Aqui, no nosso bom e sofrido Ceará, estamos vivenciando o “Escândalo dos Banheiros”, caso em que verbas públicas para a construção de kits sanitários foram desviadas de seus propósitos, resultando na não execução das obras a que foram destinadas. Os principais envolvidos no caso são um ex-deputado e Presidente (atualmente afastado) do TCE, e seu filho deputado.
O caso está sendo investigado com "todo rigor”, e três servidores de escalões inferiores foram indiciados na esfera da administração pública. Na outra ponta, a privada, estão “presidentes de associações municipais”. “Bois de piranha”, claro. Sabe-se lá quanto de extra estão levando no bolso para encarar a situação no mais absoluto silêncio.
A coisa segue a linha “imoral, porém, legal”. Homens públicos, lidando com verbas públicas, pai e filho fizeram tudo de forma a não se exporem, ficando na retaguarda e na engorda dos seus caixas dois; enquanto “presidentes de associações”, todos, de uma forma ou outra vinculados aos chefões, são indicados como responsáveis pela falcatrua. Não sou criminalista, mas acredito que, a se confirmarem os fatos pela justiça, formação de quadrilha cairá bem ao nobre presidente e ao jovem deputado, além da tipificação da fraude em si.

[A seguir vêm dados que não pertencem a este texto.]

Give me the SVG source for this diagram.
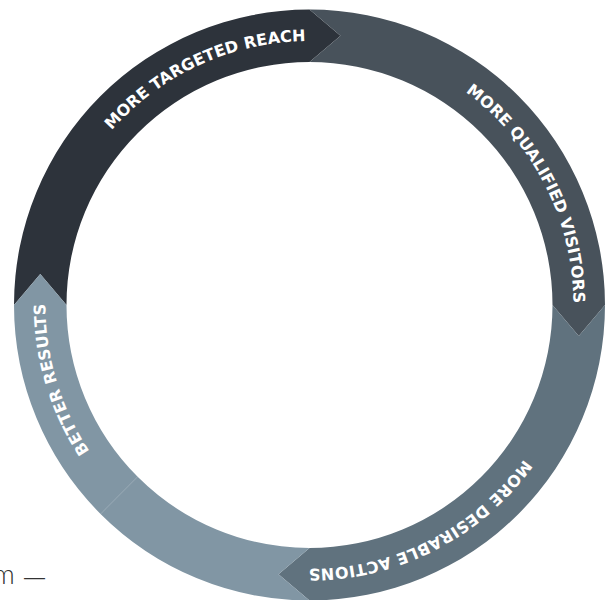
<svg xmlns="http://www.w3.org/2000/svg" width="613" height="600" viewBox="0 0 613 600">
  <style>
    .lbl { font-family: "DejaVu Sans", "Liberation Sans", sans-serif; font-weight: bold; font-size: 16px; fill: #ffffff; }
    .s1 { fill: #2d333b; }
    .s2 { fill: #48525b; }
    .s3 { fill: #60727e; }
    .s4 { fill: #8196a4; }
    .bg { font-family: Lato, "Liberation Sans", sans-serif; font-weight: 300; font-size: 27px; fill: #333333; }
    .dash { font-family: "Liberation Sans", sans-serif; font-weight: normal; font-size: 21px; }
  </style>
  <defs>
    <path id="arcA" d="M 46.63 280.61 A 264 264 0 0 1 462.05 89.54"/>
    <path id="arcB" d="M 322.86 41.34 A 264 264 0 0 1 531.16 448.40"/>
    <path id="arcC" d="M 573.15 318.59 A 264 264 0 0 1 165.90 526.53"/>
    <path id="arcD" d="M 248.54 561.87 A 264 264 0 0 1 117.47 123.83"/>
  </defs>
  <rect width="613" height="600" fill="#ffffff"/>
  <text class="bg" x="-7" y="584">m <tspan class="dash" x="24">—</tspan></text>
  <g id="node-targeted-reach">
    <path class="s1" d="M 14 305 L 40.25 274 L 66.5 305 A 243 243 0 0 1 309.5 62 L 340.5 35.75 L 309.5 9.5 A 295.5 295.5 0 0 0 14 305 Z"/>
    <text class="lbl" text-anchor="middle"><textPath href="#arcA" startOffset="50%" textLength="220" lengthAdjust="spacing">MORE TARGETED REACH</textPath></text>
  </g>
  <g id="node-qualified-visitors">
    <path class="s2" d="M 309.5 9.5 L 340.5 35.75 L 309.5 62 A 243 243 0 0 1 552.5 305 L 578.75 336 L 605 305 A 295.5 295.5 0 0 0 309.5 9.5 Z"/>
    <text class="lbl" text-anchor="middle"><textPath href="#arcB" startOffset="50%" textLength="246" lengthAdjust="spacing">MORE QUALIFIED VISITORS</textPath></text>
  </g>
  <g id="node-desirable-actions">
    <path class="s3" d="M 605 305 L 578.75 336 L 552.5 305 A 243 243 0 0 1 309.5 548 L 278.5 574.25 L 309.5 600.5 A 295.5 295.5 0 0 0 605 305 Z"/>
    <text class="lbl" text-anchor="middle"><textPath href="#arcC" startOffset="50%" textLength="251" lengthAdjust="spacing">MORE DESIRABLE ACTIONS</textPath></text>
  </g>
  <g id="node-better-results">
    <path class="s4" d="M 309.5 600.5 L 278.5 574.25 L 309.5 548 A 243 243 0 0 1 137.67 476.83 L 100.55 513.95 A 295.5 295.5 0 0 0 309.5 600.5 Z"/>
    <path class="s4" d="M 100.55 513.95 L 137.67 476.83 A 243 243 0 0 1 66.5 305 L 40.25 274 L 14 305 A 295.5 295.5 0 0 0 100.55 513.95 Z"/>
    <text class="lbl" text-anchor="middle"><textPath href="#arcD" startOffset="50%" textLength="156" lengthAdjust="spacing">BETTER RESULTS</textPath></text>
  </g>
</svg>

Deixando de lado os aspectos legais e morais, vamos aos sociais. Há anos construí kits sanitários num município próximo a Fortaleza. Salvo engano foram 147 unidades. A obra foi executada por construtora regularmente estabelecida, da qual eu era o engenheiro responsável, e beneficiou igual número de famílias carentes.
O contrato foi de difícil execução devido à pulverização das unidades a serem construídas, espalhadas por bairros e distritos distantes. Fizemos um planejamento estratégico onde estabelecemos pequenos centros de distribuição de materiais, visto ser quase impossível fazê-la ponto a ponto. Encostado material num desses pontos durante o dia, à noite, por vezes, a própria população beneficiada subtraía parte dele. Em outras palavras, roubava-nos. Mas a empreitada estava contratada e tínhamos que executar, então procuramos as soluções mais adequadas para tocarmos a obra.

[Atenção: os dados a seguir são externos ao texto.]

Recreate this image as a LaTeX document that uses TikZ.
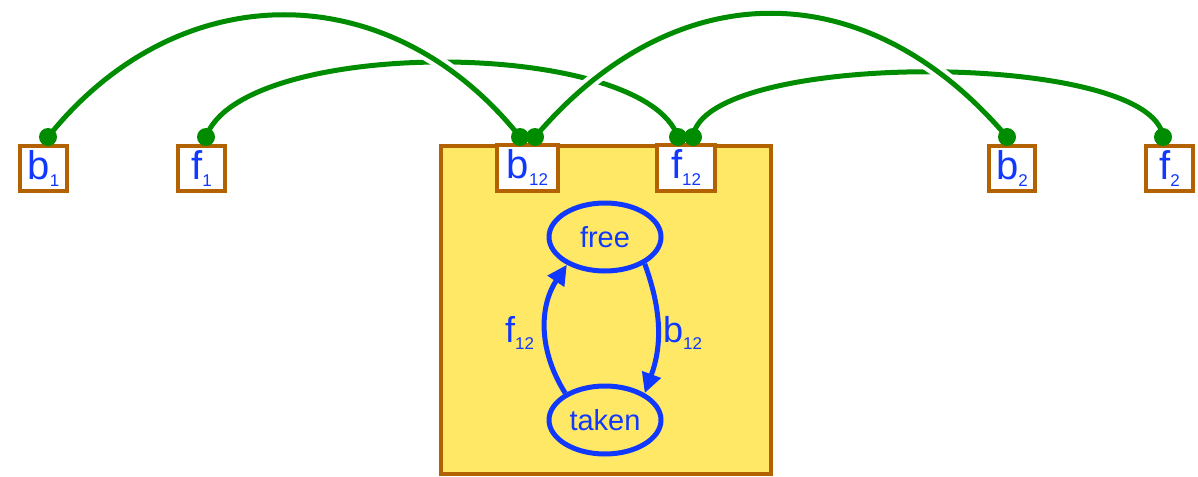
\documentclass[tikz,border=0pt]{standalone}
\usepackage{fontspec}
\setmainfont{Liberation Sans}
\usetikzlibrary{arrows.meta,shapes.geometric}
\definecolor{brn}{RGB}{178,98,0}
\definecolor{yel}{RGB}{255,232,102}
\definecolor{grn}{RGB}{0,140,0}
\definecolor{blu}{RGB}{16,56,255}
\newcommand{\mylbl}[3]{{\fontsize{#1}{#1}\selectfont #2}\raisebox{-7pt}{\fontsize{17}{17}\selectfont #3}}
\begin{document}
\begin{tikzpicture}[x=1pt,y=-1pt,
  port/.style={draw=brn, line width=4pt, fill=white, minimum height=45pt, inner sep=0pt, text=blu},
  comp/.style={draw=brn, line width=4pt, fill=yel, inner sep=0pt},
  state/.style={ellipse, draw=blu, line width=5pt, minimum width=112pt, minimum height=68pt, inner sep=0pt, text=blu, font=\fontsize{29}{29}\selectfont},
  trans/.style={draw=blu, line width=5pt, -{Triangle[length=20pt,width=19pt]}},
  farc/.style={draw=grn, line width=5pt, line cap=round},
  barc/.style={draw=grn, line width=5pt, line cap=round, preaction={draw=white, line width=13pt}},
  dotmark/.style={fill=grn}
]
\useasboundingbox[fill=white] (0,0) rectangle (1198,476);

% connection points
\coordinate (pb1) at (48,137);
\coordinate (pf1) at (206,137);
\coordinate (pb12a) at (520,137);
\coordinate (pb12b) at (535,137);
\coordinate (pf12a) at (678,137);
\coordinate (pf12b) at (693,137);
\coordinate (pb2) at (1007,137);
\coordinate (pf2) at (1163,137);

% arcs (f arcs below, b arcs above with gaps)
\draw[farc] (pf1) .. controls +(35,-100) and +(-35,-100) .. (pf12a);
\draw[farc] (pf12b) .. controls +(10,-87) and +(-10,-87) .. (pf2);
\draw[barc] (pb1) .. controls +(130,-163) and +(-130,-163) .. (pb12a);
\draw[barc] (pb12b) .. controls +(140,-165) and +(-140,-165) .. (pb2);

% component box
\node[comp, minimum width=330pt, minimum height=328pt] (cmp) at (606,310) {};

% ports
\node[port, minimum width=47pt] (b1) at (43.5,168.5) {\mylbl{40}{b}{1}};
\node[port, minimum width=47pt] (f1) at (201.5,168.5) {\mylbl{40}{f}{1}};
\node[port, minimum width=61pt, minimum height=46pt] (b12) at (527.5,168) {\mylbl{40}{b}{12}};
\node[port, minimum width=58pt, minimum height=46pt] (f12) at (686,168) {\mylbl{40}{f}{12}};
\node[port, minimum width=46pt] (b2) at (1012,168.5) {\mylbl{40}{b}{2}};
\node[port, minimum width=47pt] (f2) at (1169.5,168.5) {\mylbl{40}{f}{2}};

% dots
\foreach \p in {pb1,pf1,pb12a,pb12b,pf12a,pf12b,pb2,pf2}
  \fill[dotmark] (\p) circle[radius=9pt];

% states
\node[state] (free) at (605,237) {free};
\node[state] (taken) at (605,420) {taken};

\draw[trans] (free.-34) to[bend left=20]
  node[right=3pt, inner sep=0pt, yshift=-4pt, text=blu] {\mylbl{36}{b}{12}} (taken.34);
\draw[trans] (taken.146) to[bend left=33]
  node[left=9pt, inner sep=0pt, yshift=-4pt, text=blu] {\mylbl{36}{f}{12}} (free.216);
\end{tikzpicture}
\end{document}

O serviço foi concluído no prazo e TODOS os 147 banheiros entregues, processo este acompanhado por assistente social, fiscalização do órgão federal competente e prefeitura local. Se não deu prejuízo, quase empatou, isto devido aos problemas de logística já mencionados.
Quero aqui relatar o que vi durante este período. Famílias morando em lugares isolados, crianças raquíticas, casas de taipa e chão batido, moscas em profusão, panelas vazias, cachorros pulguentos transitando para lá e para cá. Gente sem instrução, sem formação, abandonados à própria sorte. Moças bonitas e... Desdentadas. Garotos alheios ao mundo profissional que lhes aguarda, mulheres e homens envelhecidos precocemente e sem expectativas de dias menos sofridos. Os beneficiados pelos kits sanitários até então faziam suas necessidades no mato, literalmente. Triste. Apesar de tudo isso, por onde andávamos sempre nos ofereciam um cafezinho com um sorriso encabulado... Quando tinham café (o sorriso nunca faltou).

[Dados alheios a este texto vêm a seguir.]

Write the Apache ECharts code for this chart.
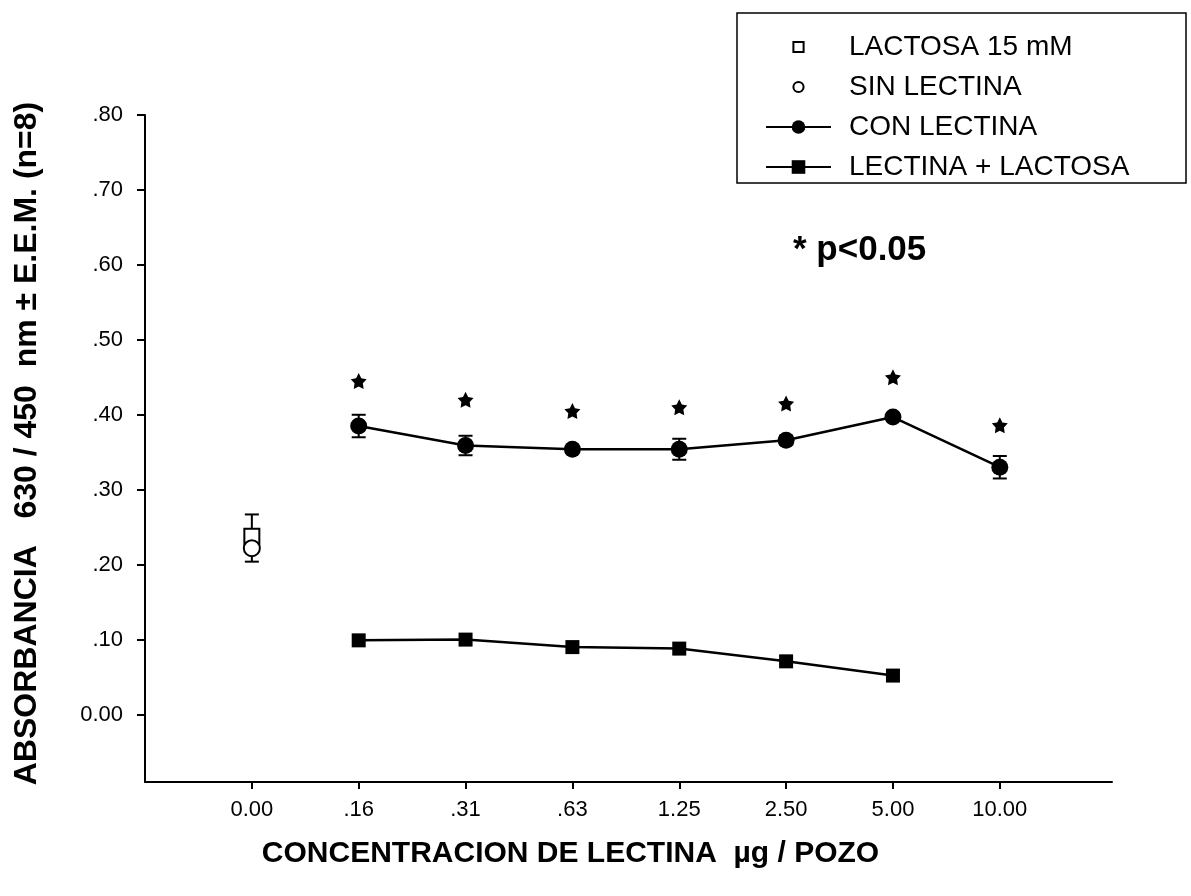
<!DOCTYPE html>
<html>
<head>
<meta charset="utf-8">
<title>Absorbancia vs concentracion de lectina</title>
<script src="https://cdn.jsdelivr.net/npm/echarts@6/dist/echarts.min.js"></script>
<style>
  html, body { margin: 0; padding: 0; background: #fff; }
  #chart { width: 1191px; height: 896px; }
</style>
</head>
<body>
<div id="chart"></div>
<script>
// etiquetas del eje X (posiciones 0..7)
var xLabels = ['0.00', '.16', '.31', '.63', '1.25', '2.50', '5.00', '10.00'];
var yTickValues = [0, 0.1, 0.2, 0.3, 0.4, 0.5, 0.6, 0.7, 0.8];

// control (solo en 0.00)
var lactosaVal = 0.238, lactosaErr = 0.029;
var sinLectinaVal = 0.222, sinLectinaErr = 0.018;

// con lectina: .16 .. 10.00
var conLectina = [0.385, 0.359, 0.354, 0.354, 0.366, 0.397, 0.330];
var conLectinaErr = [0.015, 0.013, 0.004, 0.014, 0.006, 0.005, 0.015];
// lectina + lactosa: .16 .. 5.00
var lectinaLactosa = [0.099, 0.100, 0.090, 0.088, 0.071, 0.052];
// altura de los asteriscos (p<0.05)
var starLevels = [0.445, 0.420, 0.405, 0.410, 0.415, 0.450, 0.386];

var FONT = 'Liberation Sans, Arial, sans-serif';
var STAR = 'path://M50,0L65.3,29L97.6,34.5L74.7,58L79.4,90.5L50,76L20.6,90.5L25.3,58L2.4,34.5L34.7,29Z';
// iconos pequenos de la leyenda (el marco M0,0 M100,100 fija la caja)
var ICON_SQ = 'path://M0,0M100,100M20,20L80,20L80,80L20,80Z';
var ICON_CI = 'path://M0,0M100,100M50,20A30,30,0,1,1,49.9,20Z';

var conData = conLectina.map(function (v, i) { return [i + 1, v]; });
var lacData = lectinaLactosa.map(function (v, i) { return [i + 1, v]; });
var starData = starLevels.map(function (v, i) { return [i + 1, v]; });

var errData = conLectina.map(function (v, i) {
	return [i + 1, v - conLectinaErr[i], v + conLectinaErr[i]];
});
errData.push([0, lactosaVal, lactosaVal + lactosaErr]);
errData.push([0, sinLectinaVal - sinLectinaErr, sinLectinaVal]);

function renderErr(params, api) {
	var lo = api.coord([api.value(0), api.value(1)]);
	var hi = api.coord([api.value(0), api.value(2)]);
	var w = 7;
	var st = { stroke: '#000', lineWidth: 2 };
	return {
		type: 'group',
		children: [
			{ type: 'line', shape: { x1: lo[0], y1: lo[1], x2: hi[0], y2: hi[1] }, style: st },
			{ type: 'line', shape: { x1: lo[0] - w, y1: lo[1], x2: lo[0] + w, y2: lo[1] }, style: st },
			{ type: 'line', shape: { x1: hi[0] - w, y1: hi[1], x2: hi[0] + w, y2: hi[1] }, style: st }
		]
	};
}

var chart = echarts.init(document.getElementById('chart'));

var option = {
	backgroundColor: '#fff',
	animation: false,
	textStyle: { fontFamily: FONT, color: '#000' },
	title: {
		text: '* p<0.05',
		left: 788,
		top: 228,
		textStyle: { fontFamily: FONT, fontSize: 35, fontWeight: 'bold', color: '#000' }
	},
	// marco de la leyenda
	graphic: [{
		type: 'rect',
		shape: { x: 737, y: 13, width: 449, height: 170 },
		style: { fill: 'none', stroke: '#000', lineWidth: 1.5 },
		z: 10
	}],
	legend: {
		orient: 'vertical',
		left: 737,
		top: 13,
		padding: [20, 0, 0, 28],
		itemGap: 12,
		itemWidth: 65,
		itemHeight: 17,
		symbolKeepAspect: true,
		textStyle: { fontFamily: FONT, fontSize: 28, color: '#000', padding: [0, 0, 0, 13] },
		data: [
			{ name: 'LACTOSA 15 mM', icon: ICON_SQ },
			{ name: 'SIN LECTINA', icon: ICON_CI },
			'CON LECTINA',
			'LECTINA + LACTOSA'
		]
	},
	grid: { left: 145, right: 79, top: 115, bottom: 114 },
	xAxis: {
		type: 'value',
		min: -1,
		max: 8.05,
		name: 'CONCENTRACION DE LECTINA  \u00b5g / POZO',
		nameLocation: 'middle',
		nameGap: 57,
		nameTextStyle: { fontFamily: FONT, fontSize: 30, fontWeight: 'bold', color: '#000', padding: [0, 116, 0, 0] },
		splitLine: { show: false },
		axisLine: { onZero: false, lineStyle: { color: '#000', width: 2 } },
		axisTick: { length: 7, lineStyle: { color: '#000', width: 2 }, customValues: [0, 1, 2, 3, 4, 5, 6, 7] },
		axisLabel: {
			customValues: [0, 1, 2, 3, 4, 5, 6, 7],
			margin: 17,
			fontSize: 22,
			color: '#000',
			formatter: function (v) { return xLabels[Math.round(v)]; }
		}
	},
	yAxis: {
		type: 'value',
		min: -0.09,
		max: 0.8,
		name: 'ABSORBANCIA   630 / 450  nm \u00b1 E.E.M. (n=8)',
		nameLocation: 'middle',
		nameGap: 102,
		nameTextStyle: { fontFamily: FONT, fontSize: 32, fontWeight: 'bold', color: '#000', padding: [0, 0, 0, 10] },
		splitLine: { show: false },
		axisLine: { show: true, onZero: false, lineStyle: { color: '#000', width: 2 } },
		axisTick: { show: true, length: 8, lineStyle: { color: '#000', width: 2 }, customValues: yTickValues },
		axisLabel: {
			customValues: yTickValues,
			margin: 22,
			fontSize: 22,
			color: '#000',
			formatter: function (v) {
				return v === 0 ? '0.00' : v.toFixed(2).replace(/^0/, '');
			}
		}
	},
	series: [
		{
			type: 'custom',
			name: 'err',
			renderItem: renderErr,
			data: errData,
			encode: { x: 0, y: [1, 2] },
			z: 1,
			silent: true
		},
		{
			name: 'LACTOSA 15 mM',
			type: 'scatter',
			symbol: 'rect',
			symbolSize: 15,
			itemStyle: { color: '#fff', borderColor: '#000', borderWidth: 2, opacity: 1 },
			data: [[0, lactosaVal]],
			z: 3
		},
		{
			name: 'SIN LECTINA',
			type: 'scatter',
			symbol: 'circle',
			symbolSize: 16,
			itemStyle: { color: '#fff', borderColor: '#000', borderWidth: 2, opacity: 1 },
			data: [[0, sinLectinaVal]],
			z: 4
		},
		{
			name: 'CON LECTINA',
			type: 'line',
			symbol: 'circle',
			symbolSize: 17,
			showAllSymbol: true,
			lineStyle: { color: '#000', width: 2.5 },
			itemStyle: { color: '#000' },
			data: conData,
			z: 3
		},
		{
			name: 'LECTINA + LACTOSA',
			type: 'line',
			symbol: 'rect',
			symbolSize: 14,
			showAllSymbol: true,
			lineStyle: { color: '#000', width: 2.5 },
			itemStyle: { color: '#000' },
			data: lacData,
			z: 3
		},
		{
			name: 'p',
			type: 'scatter',
			symbol: STAR,
			symbolSize: 16,
			itemStyle: { color: '#000', opacity: 1 },
			data: starData,
			z: 3,
			silent: true
		}
	]
};

chart.setOption(option);
</script>
</body>
</html>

Essa quadrilha roubou dinheiro público da sociedade, isso é fato. Roubaram de forma indireta, disfarçada. Mas desse povo sofrido e carente de tudo, roubaram diretamente, tirando-lhe o benefício concedido pelo Estado de ter um simples banheiro em casa e melhores condições higiênicas. Um pequeno sonho de melhoria, impossível de ser alcançado por meios próprios. Do Estado, por sua vez, roubaram uma parcela significativa de um programa sério de saúde pública, comprometendo seus resultados a médio e longo prazos. Falta gravíssima, dadas as circunstâncias de subsistência da população beneficiada.
Agora pergunto: o que merecem os autores de um crime como esse?